21 August 2021
I. Introduction
On 17th April 2020, the Inland Revenue Authority of Singapore ("IRAS") published an e-Tax Guide providing guidance on the income tax treatment of certain transactions involving digital tokens. Together with the GST Guide on Digital Payment Tokens published on 19 November 2019,1 the e-Tax Guide provides a helpful level of certainty to the tax treatment of certain digital token transactions.
II. Income Tax Treatment of Digital Tokens
The income tax consequences of a digital token transaction depend on the type of digital token involved. The IRAS e-Tax Guide covers three types of digital tokens: (i) payment tokens; (ii) utility tokens; and (iii) security tokens. The tax treatment of the respective transactions involving such tokens are summarised below.
Payment Tokens
Payment tokens represent a digital right that can be used or is intended to be used as a means of payment for goods and/or services. However, they are not fiat currencies nor are they legal tender.
For income tax purposes, IRAS treats payment tokens as intangible properties and therefore transactions involving the use of payment tokens as payment for goods or services are viewed as barter transactions.
Where a business receives payment tokens for the goods or services it has provided, the business would be taxed on the value of the underlying goods or services supplied. Conversely, where a business uses payment tokens to pay for goods and services, a deduction for the goods purchased or services received is allowable, subject to general deduction rules. The value of the deduction will be based on the value of the underlying goods purchased/services received.
Additionally, IRAS provided guidance on the income tax treatment of payment tokens in a number of situations beyond those for the sale and purchase of goods and services. These include the following.
• Wages paid in the form of payment tokens are taxable in the hands of the employee based on the value of the employment services performed by the employee, when the income accrues to the employee. Payment tokens subject to a moratorium will however be taxed only when the moratorium is lifted.
• The taxability of a miner's profits from the disposal of payment tokens (including those obtained from a mining pool) depends on whether the miner performs the mining activity with an intention to profit. There is a general presumption of a profit-seeking motive if the mining is performed by a company, while individuals are prima facie considered to be undertaking mining as a hobby unless such individuals display "habitual and systematic effort to make a profit from the activities". Where a profit-making intent is established, the payment tokens successfully mined will be taxed only at the time of disposal. ;
• Payment tokens received through airdrops not in return for or in expectation of any goods or services are not taxable.
• Payment tokens received through a hard fork are viewed as a windfall to the recipient who had received the additional tokens without doing anything in return, and therefore are not taxable in the hands of the recipient.
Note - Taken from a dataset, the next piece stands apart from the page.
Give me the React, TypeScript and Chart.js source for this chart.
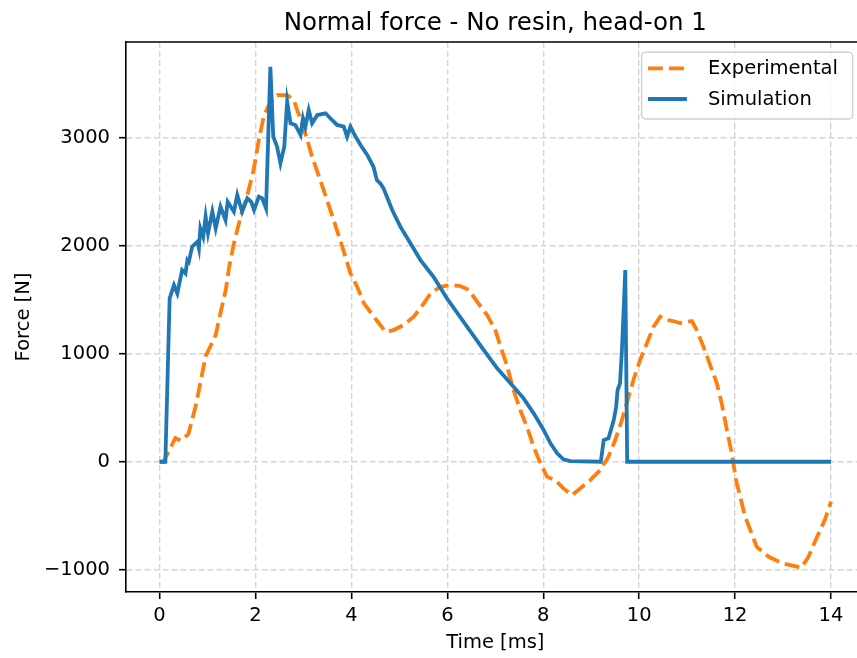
import React, { useEffect, useRef } from "react";
import { Chart, registerables } from "chart.js";
Chart.register(...registerables);

const TITLE = "Normal force - No resin, head-on 1";
const X_LABEL = "Time [ms]";
const Y_LABEL = "Force [N]";
const X_TICKS = [0, 2, 4, 6, 8, 10, 12, 14];
const Y_TICKS = [-1000, 0, 1000, 2000, 3000];

const EXP_LABEL = "Experimental";
const EXP_T = [0.00, 0.08, 0.33, 0.44, 0.60, 0.75, 0.85, 0.96, 1.06, 1.17, 1.27, 1.38, 1.45, 1.55, 1.69, 1.83, 1.96, 2.07, 2.17, 2.28, 2.45, 2.66, 2.80, 2.87, 2.97, 3.08, 3.18, 3.35, 3.49, 3.63, 3.81, 3.98, 4.12, 4.26, 4.47, 4.60, 4.71, 4.88, 5.09, 5.30, 5.51, 5.65, 5.85, 6.06, 6.27, 6.45, 6.62, 6.83, 7.00, 7.10, 7.24, 7.38, 7.52, 7.66, 7.80, 7.94, 8.08, 8.25, 8.42, 8.60, 8.77, 8.98, 9.19, 9.36, 9.50, 9.64, 9.78, 9.88, 10.02, 10.16, 10.30, 10.44, 10.58, 10.71, 10.85, 11.10, 11.20, 11.34, 11.48, 11.62, 11.72, 11.83, 11.93, 12.02, 12.21, 12.45, 12.70, 12.99, 13.29, 13.38, 13.53, 13.68, 13.87, 14.00];
const EXP_F = [0, 0, 220, 195, 255, 510, 727, 977, 1069, 1175, 1377, 1590, 1800, 2022, 2269, 2469, 2701, 2979, 3194, 3303, 3395, 3395, 3349, 3256, 3133, 2979, 2824, 2608, 2423, 2238, 1990, 1744, 1620, 1466, 1343, 1266, 1204, 1219, 1266, 1343, 1466, 1558, 1620, 1636, 1627, 1590, 1482, 1358, 1219, 1080, 895, 664, 479, 325, 139, -15, -139, -170, -247, -309, -247, -170, -77, 46, 201, 386, 602, 757, 942, 1096, 1250, 1343, 1312, 1303, 1284, 1303, 1219, 1065, 895, 726, 540, 293, 78, -170, -509, -787, -880, -941, -972, -981, -880, -725, -540, -370];

const SIM_LABEL = "Simulation";
const SIM_T = [0.00, 0.12, 0.21, 0.30, 0.37, 0.47, 0.54, 0.58, 0.61, 0.68, 0.79, 0.82, 0.85, 0.91, 0.96, 1.01, 1.10, 1.17, 1.27, 1.375, 1.42, 1.55, 1.62, 1.72, 1.83, 1.91, 1.97, 2.07, 2.14, 2.22, 2.31, 2.37, 2.45, 2.52, 2.60, 2.66, 2.73, 2.83, 2.94, 2.99, 3.04, 3.11, 3.18, 3.29, 3.46, 3.56, 3.70, 3.84, 3.91, 3.98, 4.05, 4.19, 4.33, 4.46, 4.53, 4.60, 4.67, 4.74, 4.85, 5.02, 5.23, 5.44, 5.71, 5.99, 6.41, 6.76, 7.04, 7.38, 7.59, 7.80, 8.01, 8.15, 8.29, 8.42, 8.56, 9.20, 9.26, 9.36, 9.47, 9.52, 9.55, 9.60, 9.64, 9.67, 9.71, 9.75, 14.00];
const SIM_F = [0, 0, 1513, 1636, 1559, 1775, 1744, 1867, 1852, 1991, 2037, 1976, 2161, 2083, 2269, 2115, 2315, 2161, 2361, 2238, 2407, 2315, 2469, 2315, 2439, 2407, 2331, 2454, 2439, 2346, 3657, 3009, 2917, 2763, 2917, 3333, 3133, 3118, 3025, 3180, 3102, 3256, 3133, 3210, 3226, 3180, 3118, 3102, 3009, 3102, 3040, 2932, 2840, 2731, 2608, 2578, 2531, 2454, 2331, 2176, 2022, 1867, 1713, 1513, 1250, 1034, 865, 694, 587, 448, 293, 170, 78, 22, 6, 0, 201, 217, 386, 509, 664, 726, 1034, 1343, 1775, 0, 0];

const FONT = "'DejaVu Sans', sans-serif";
const CANVAS_W = 870;
const CANVAS_H = 658;

const overlayPlugin = {
  id: "overlay",
  afterDraw(chart: any) {
    const { ctx, chartArea: a } = chart;
    ctx.save();
    ctx.strokeStyle = "#000";
    ctx.lineWidth = 1.6;
    ctx.setLineDash([]);
    ctx.beginPath();
    ctx.moveTo(a.left, a.top);
    ctx.lineTo(a.right, a.top);
    ctx.lineTo(a.right, a.bottom);
    ctx.stroke();
    ctx.fillStyle = "#000";
    ctx.font = `24.5px ${FONT}`;
    ctx.textAlign = "center";
    ctx.textBaseline = "alphabetic";
    ctx.fillText(TITLE, (a.left + a.right) / 2, a.top - 12);
    const bw = 211;
    const bh = 66.7;
    const bx = a.right - 12 - bw;
    const by = a.top + 10.3;
    ctx.beginPath();
    ctx.roundRect(bx, by, bw, bh, 4);
    ctx.fillStyle = "rgba(255,255,255,0.8)";
    ctx.fill();
    ctx.strokeStyle = "#d0d0d0";
    ctx.lineWidth = 1.5;
    ctx.stroke();
    chart.data.datasets.forEach((ds: any, i: number) => {
      const y = by + 16 + i * 30.7;
      ctx.strokeStyle = ds.borderColor;
      ctx.lineWidth = ds.borderWidth;
      ctx.setLineDash(ds.borderDash || []);
      ctx.lineCap = "butt";
      ctx.beginPath();
      ctx.moveTo(bx + 6.3, y);
      ctx.lineTo(bx + 45.3, y);
      ctx.stroke();
      ctx.setLineDash([]);
      ctx.fillStyle = "#000";
      ctx.font = `19.5px ${FONT}`;
      ctx.textAlign = "left";
      ctx.textBaseline = "middle";
      ctx.fillText(ds.label, bx + 66.3, y + 1);
    });
    ctx.restore();
  },
};

export default function App() {
  const ref = useRef<HTMLCanvasElement>(null);
  useEffect(() => {
    if (!ref.current) return;
    const grid = {
      color: "#d5d5d5",
      lineWidth: 1.4,
      drawTicks: true,
      tickLength: 7,
      tickColor: "#000",
      tickWidth: 1.6,
      tickBorderDash: [],
    };
    const border = { display: true, color: "#000", width: 1.6, dash: [6, 3] };
    const chart = new Chart(ref.current, {
      type: "line",
      data: {
        datasets: [
          {
            label: EXP_LABEL,
            data: EXP_T.map((t, i) => ({ x: t, y: EXP_F[i] })),
            borderColor: "#ff7f0e",
            backgroundColor: "#ff7f0e",
            borderWidth: 3.8,
            borderDash: [15, 6],
            pointRadius: 0,
            tension: 0,
            fill: false,
            order: 1,
          },
          {
            label: SIM_LABEL,
            data: SIM_T.map((t, i) => ({ x: t, y: SIM_F[i] })),
            borderColor: "#1f77b4",
            backgroundColor: "#1f77b4",
            borderWidth: 3.8,
            pointRadius: 0,
            tension: 0,
            fill: false,
            order: 0,
          },
        ],
      },
      options: {
        responsive: false,
        animation: false,
        devicePixelRatio: 1,
        layout: { padding: { top: 42, right: CANVAS_W - 864.6, bottom: 0, left: 0 } },
        plugins: {
          legend: { display: false },
          tooltip: { enabled: false },
          title: { display: false },
        },
        scales: {
          x: {
            type: "linear",
            min: -0.7,
            max: 14.7,
            grid,
            border,
            afterBuildTicks: (s: any) => {
              s.ticks = X_TICKS.map((value) => ({ value }));
            },
            afterFit: (s: any) => {
              s.height = 66;
            },
            ticks: {
              autoSkip: false,
              maxRotation: 0,
              padding: 5,
              color: "#000",
              font: { family: FONT, size: 19.5 },
              callback: (v: any) => String(v).replace("-", "\u2212"),
            },
            title: {
              display: true,
              text: X_LABEL,
              color: "#000",
              font: { family: FONT, size: 19.5 },
              padding: { top: 0, bottom: 3 },
            },
          },
          y: {
            type: "linear",
            min: -1206,
            max: 3886,
            grid,
            border,
            afterBuildTicks: (s: any) => {
              s.ticks = Y_TICKS.map((value) => ({ value }));
            },
            afterFit: (s: any) => {
              s.width = 126;
            },
            ticks: {
              autoSkip: false,
              padding: 9,
              color: "#000",
              font: { family: FONT, size: 19.5 },
              callback: (v: any) => String(v).replace("-", "\u2212"),
            },
            title: {
              display: true,
              text: Y_LABEL,
              color: "#000",
              font: { family: FONT, size: 19.5 },
              padding: { top: 12, bottom: 0 },
            },
          },
        },
      },
      plugins: [overlayPlugin],
    } as any);
    return () => chart.destroy();
  }, []);
  return (
    <div
      style={{
        position: "fixed",
        left: 0,
        top: 0,
        width: 857,
        height: 658,
        overflow: "hidden",
        background: "#fff",
      }}
    >
      <canvas ref={ref} width={CANVAS_W} height={CANVAS_H} style={{ display: "block", width: CANVAS_W, height: CANVAS_H }} />
    </div>
  );
}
In some of these scenarios, it may be necessary to determine the value of the payment tokens. In this regard, IRAS does not prescribe any methodology to value payment tokens, but instead, allows the use of an exchange rate that best reflects the value of the tokens received, provided that:
▪ the exchange rate is reasonable and verifiable e.g. it is determined using an average of exchange rates available on payment token exchanges (such as Coinbase and Binance); and
▪ the methodology used to determine the exchange rate is consistently applied year on year.
There is helpful clarification that a change in accounting fair value of the payment tokens recognised in the financial statements will not be taxable (for gains) or deductible (for losses) under current tax rules as the gain or loss has not yet been realized.
However, in situations where gains or losses on disposal of payment tokens are taxable, such as when such disposal is by a trader who had acquired such tokens over a period of time at different values/prices, IRAS will accept the "First In First Out" or weighted average cost methods in determining the value of the payment token disposed.
The source of such income is a facts and circumstances determination depending on where the bulk of the business operations are performed. If the operations are performed in Singapore, then the income derived from such activities would likely to be regarded as sourced in Singapore and hence taxable in Singapore.
Utility Tokens
Utility tokens give the owner of the token a right to goods or service in exchange for that token.
The amount incurred to purchase a utility token to exchange for goods or service which are to be provided in the future will be treated as a prepayment for the goods or service. Provided that an expenditure for such goods or services would be deductible under the tax deduction rules, a tax deduction will be allowed on the amount incurred on acquiring the token only at the point the utility token is used to exchange for the goods or service.
Security Tokens
Security tokens are defined as digital tokens that provide security (such as equity or bond) investment in an entity.
Depending on the rights and obligations created by the token, which in turn determines whether such security tokens ought to be accounted for as debt or equity, the interest or dividend (as the case may be) derived by the owner of the security token will be taxed accordingly. Upon disposal of the security token, any gain or loss would depend on whether such security token is a capital or revenue asset to the owner—only revenue gains or losses are taxable or deductible.